The film itself seems to lack a certain 'X' factor (no pun intended considering that Scarlett Witch does group with the X-Men) that the prequel had. Though the action sequences that are a plenty never fail to impress, the viewer is left with a feeling of wanting more, especially in terms of story and depth. For instance Scarlett Johansson's Black Widow, a fearful yet svelte and ruthless killer has been resigned to play the role of the monstrous Hulk's pacifier, as she has fallen in love with Dr. Bruce Banner (Mark Ruffalo). On the other hand, what works for the film is that since Ultron is based on Stark's consciousness, the audience is treated to some intense verbal jostling that they have known and liked. Simultaneously, Hawk Eye/ Clint Barton (Jeremy Renner) who was largely incapacitated in the previous Avengers as Loki's minion, seems to be main focus of the film. However, the makers of the film haven't featured much of the back story (read origin story) of the twins Quicksilver and Scarlett Witch who incidentally are Magneto's children.

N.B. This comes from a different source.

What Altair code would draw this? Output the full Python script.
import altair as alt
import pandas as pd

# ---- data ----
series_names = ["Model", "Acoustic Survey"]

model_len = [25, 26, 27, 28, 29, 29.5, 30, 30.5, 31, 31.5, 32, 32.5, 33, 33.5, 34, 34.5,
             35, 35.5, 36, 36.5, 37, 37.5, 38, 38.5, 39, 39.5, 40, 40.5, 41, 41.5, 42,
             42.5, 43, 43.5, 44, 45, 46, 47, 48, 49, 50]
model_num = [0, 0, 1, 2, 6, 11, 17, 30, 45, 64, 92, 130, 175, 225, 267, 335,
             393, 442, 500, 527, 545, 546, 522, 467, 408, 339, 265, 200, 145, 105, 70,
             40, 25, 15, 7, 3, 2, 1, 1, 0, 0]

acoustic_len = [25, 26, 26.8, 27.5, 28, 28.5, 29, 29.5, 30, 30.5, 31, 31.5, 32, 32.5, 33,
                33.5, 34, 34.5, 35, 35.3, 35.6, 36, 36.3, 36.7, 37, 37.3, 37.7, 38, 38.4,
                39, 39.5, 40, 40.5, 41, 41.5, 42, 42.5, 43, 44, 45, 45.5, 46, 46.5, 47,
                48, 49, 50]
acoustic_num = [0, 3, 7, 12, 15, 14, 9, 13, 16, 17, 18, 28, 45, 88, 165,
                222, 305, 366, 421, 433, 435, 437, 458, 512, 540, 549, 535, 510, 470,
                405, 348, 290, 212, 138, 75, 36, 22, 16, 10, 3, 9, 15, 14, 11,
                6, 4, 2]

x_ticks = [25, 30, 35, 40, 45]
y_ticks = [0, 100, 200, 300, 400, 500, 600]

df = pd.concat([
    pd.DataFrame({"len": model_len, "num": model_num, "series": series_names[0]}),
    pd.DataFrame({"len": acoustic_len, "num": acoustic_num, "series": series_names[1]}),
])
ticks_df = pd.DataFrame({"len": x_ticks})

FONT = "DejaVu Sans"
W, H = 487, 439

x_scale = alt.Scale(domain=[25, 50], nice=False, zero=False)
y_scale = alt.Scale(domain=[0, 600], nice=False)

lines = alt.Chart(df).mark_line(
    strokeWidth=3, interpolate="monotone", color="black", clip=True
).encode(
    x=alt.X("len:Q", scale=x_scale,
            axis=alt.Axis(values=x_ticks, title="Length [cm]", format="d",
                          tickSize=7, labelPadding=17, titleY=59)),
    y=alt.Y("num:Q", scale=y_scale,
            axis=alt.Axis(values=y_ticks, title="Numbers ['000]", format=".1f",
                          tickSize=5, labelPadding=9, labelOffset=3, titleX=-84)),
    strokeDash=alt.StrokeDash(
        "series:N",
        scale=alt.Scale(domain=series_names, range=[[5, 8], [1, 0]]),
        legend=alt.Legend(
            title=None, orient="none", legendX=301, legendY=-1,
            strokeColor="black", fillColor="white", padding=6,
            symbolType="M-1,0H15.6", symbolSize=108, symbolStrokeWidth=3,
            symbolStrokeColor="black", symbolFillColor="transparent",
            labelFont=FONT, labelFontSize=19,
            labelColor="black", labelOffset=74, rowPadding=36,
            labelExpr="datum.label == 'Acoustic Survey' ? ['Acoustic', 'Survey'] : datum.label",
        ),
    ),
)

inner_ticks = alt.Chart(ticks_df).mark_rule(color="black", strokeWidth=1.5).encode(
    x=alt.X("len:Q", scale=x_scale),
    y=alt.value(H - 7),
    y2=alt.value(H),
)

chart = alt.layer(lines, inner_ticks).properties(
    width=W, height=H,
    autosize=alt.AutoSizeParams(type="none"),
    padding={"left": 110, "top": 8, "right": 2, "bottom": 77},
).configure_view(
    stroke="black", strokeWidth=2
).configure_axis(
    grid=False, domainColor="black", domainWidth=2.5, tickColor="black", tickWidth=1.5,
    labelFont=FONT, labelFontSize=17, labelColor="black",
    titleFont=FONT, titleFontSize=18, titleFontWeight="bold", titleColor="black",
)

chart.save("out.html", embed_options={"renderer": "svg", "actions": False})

As for the performances, Robert Downey Jr as Tony Stark/ Iron Man is his usual best with witty one liners and stupefying comebacks, Chris Hemsworth as the Asgardian Thor is selflessly loyal in trying to save the home of his beloved Jane, nothing more can ever be asked of Mark Ruffalo as Bruce Banner who yet again puts up a stellar performance, Chris Evans as Steve Rogers/ Captain America still continues to play the man from the past with aplomb. However, a special mention goes out here to James Spader who voices Ultron giving the mechanical maniac a more surreal dimension. However, in terms of direction Joss Whedon has put in a lot of effort in making the film look extravagant which will surely give the fans a thrilling visual treat. At the same time, one feels that the characters look more to be just doing their business on a daily basis rather than being faced with huge threat of extinction. Also, the signature humor from the prequel is in smaller dose in the latest movie. The background score is good but doesn't distract the viewer from the spectacular visuals engrossing the viewer.
Though AVENGERS: AGE OF ULTRON ends up much like the first, giving the viewer a peak at what to expect next, the film leaves a lot to be desired. The main antagonist Ultron, being essentially a robot/software somewhere, lacks the ability to establish a rapport with the audience, despite James Spader's marvelous job of dubbing for the part. At the same time, the film feels like it is meant essentially to set up each of the characters for their individual stories, effectively building up the Marvel Cinematic Universe.
On the whole, with its stunning visuals and awe inspiring action sequences (especially in IMAX 3D and 3D), AVENGERS: AGE OF ULTRON is definitely the movie to watch this weekend. With the strong fan base of the franchise, it is expected to open to full house all across.